In my experience, the org chart is the most watched document in the company. People devote lots of tiem to analysing changes to the org chart in order to understand the shifting political landscape and power bases inside corporations.
This means that creating an org chart is one of the emotionally-charged activities a team leader can engage in.
Truly Awesome Blog. I wonder who does the fine artwork for your blogs?
I fully agree that creating an org chart can be politically charged and that it is sometimes actively watched. But do you think this is a sign of a productive organization?

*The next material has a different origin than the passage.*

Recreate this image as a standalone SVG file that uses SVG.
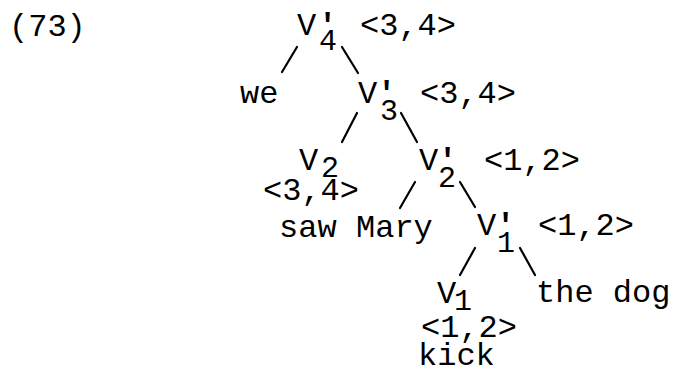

Rajhesh. The artwork is mostly by my company, XPLANE: http://xplane.com
I think Organisation Charts can be incredibly effective in any organisation regardless of size, even if it is just to remind people that they are part of a bigger picture.
One of the most common errors is that the organisational chart is hidden in a file that nobody remembers.
But it is all in the presentation,
I do some volunteer work in a organisation, they have an organisational chart right at the front of the building with everyones photo on it - and they are pretty funky photo's - it makes it so welcoming because I can easily see what everybody does.
What a wonderful way to make the org chart relevant and even warm.
This way of making an org chart welcoming and inviting is a wonderful concept.
My experience pretty much matches richard. However, in many organizations it takes so long to obtain the approvals for a formal organization chart change that the chart is a bit out of date by the time it is published.
A little off topic but the most striking thing about the Microsoft org chart is that I think I can count the names of every single female on that chart with just two hands.